By LINDSAY WEININGER
On Thursday, November 10, PRSSA was introduced to our new professional adviser and guest speaker, Caitlin Farhat, who discussed her collegiate and professional accomplishments, her current work at APCO Worldwide, her involvement in PRSA and some advice for internship seekers and job seekers.
Farhat introduced herself by taking us on a journey through a timeline of her adult life. Though the timeline was relatively short, the impressive aspect of it was the amount of accomplishments she achieved in just a few years.
In 2014, Farhat graduated from Morehead State University, a small college in her home state of Kentucky, with a bachelor’s degree in Communications & International Studies. Among her extensive list of school involvement, she was also PRSSA chapter president from August 2011 to December 2013.
After completing the Alfred Fleishman Diversity Fellowship program in college, Farhat went on to working with FleishmanHillard in Raleigh for ten months. Shortly after, she began her journey at APCO Worldwide in their Raleigh-Durham office as a project assistant. From there, she worked her way up to project consultant and finally to associate consultant which she continues today.

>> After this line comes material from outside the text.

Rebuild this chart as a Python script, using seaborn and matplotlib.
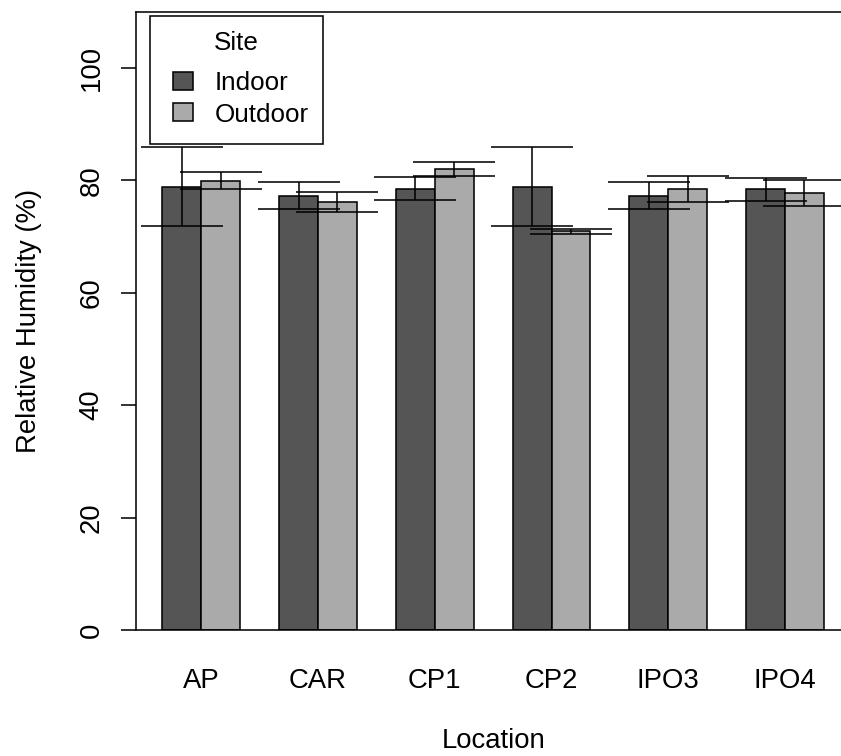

“We have ten people,” said Farhat. “If something needs to be done, we need to do it.” She explained this extra effort to be the reason behind her multiple promotions. “Never say no to an opportunity…They wouldn’t ask you to do it if they didn’t think you could,” she said.
APCO Worldwide, founded in 1984, is a global communication, stakeholder engagement and business strategy firm. They currently have 35 locations around the world, with their headquarters in Washington D.C. The firm is independent, majority employee-and women-owned and has more than 600 people with diverse experiences and backgrounds. It also has more than $118 million in revenue and their clients include six of the top ten companies on the Fortune 500.
As an associate consultant, Farhat mainly focuses on leading client accounts and face-to-face communication. Her current specialty is traditional PR, as in mostly media relations and writing.
At APCO offices, they foster an open-team environment by having a completely open office-space. “We learn what people are good at,” said Farhat. “At APCO, we build each other up a lot. They’re my mentors. They’re my friends. They’re people I learn from.”
INTERNSHIPS AT APCO WORLDWIDE
Paid internships at APCO are offered in the spring, summer and fall. At any given time, they like to have three interns in their Raleigh-Durham office.
The day-to-day tasks of an intern at APCO is at the project assistant level. Interns would mainly focus on research and media list building. Interns get grouped with a limited amount of specific clients in order to fully grow comfortable and familiar with them.
Employees at APCO rely heavily on interns. Therefore, the best interns would often brainstorm and participate. They should be able to accept work from their supervisors and make sure that it all gets done before given deadlines. Interns should also be willing to really learn from what they are doing.
Farhat discussed the many resources that PRSA offers to its members. For instance, they provide free live and on-demand webinars, discounted registration for in-person seminars and conferences, a monthly Public Relations Tactics newspaper, awards and accreditation (APR, for example), industry expertise, local and national networking, member directories, online forums and case studies.
To its members, PRSA also sends out a Daily Issues & Trends e-newsletter (one of Farhat’s favorite benefits) which reports on everything that is going on in PR each day. “It’s good to stay smart and in the know,” said Farhat.
There is a Jobcenter which showcases job postings, exclusively to PRSA members. The Jobcenter is a great tool to utilize when in need of advice. “Never be afraid to reach out to anyone at PRSA,” said Farhat. “They want to talk to you.” Additionally, the Jobcenter presents benchmark salaries. This resource is particularly helpful for job seekers as they are usually asked for their preferred compensation before or during a job interview.
ADVICE FOR SOON-TO-BE GRADUATES
- Build your LinkedIn profiles completely.
- Networking is everything; get your foot in the door.
- Apply for anything and everything.
“If you don’t get a job right out of college, don’t fret,” said Farhat. “You’ll be working the rest of your life.”
ADVICE FOR ENTRY-LEVELS
- Build you reputation for what you are good at.
“Building your own brand within your own company – that’s what really gets you far.”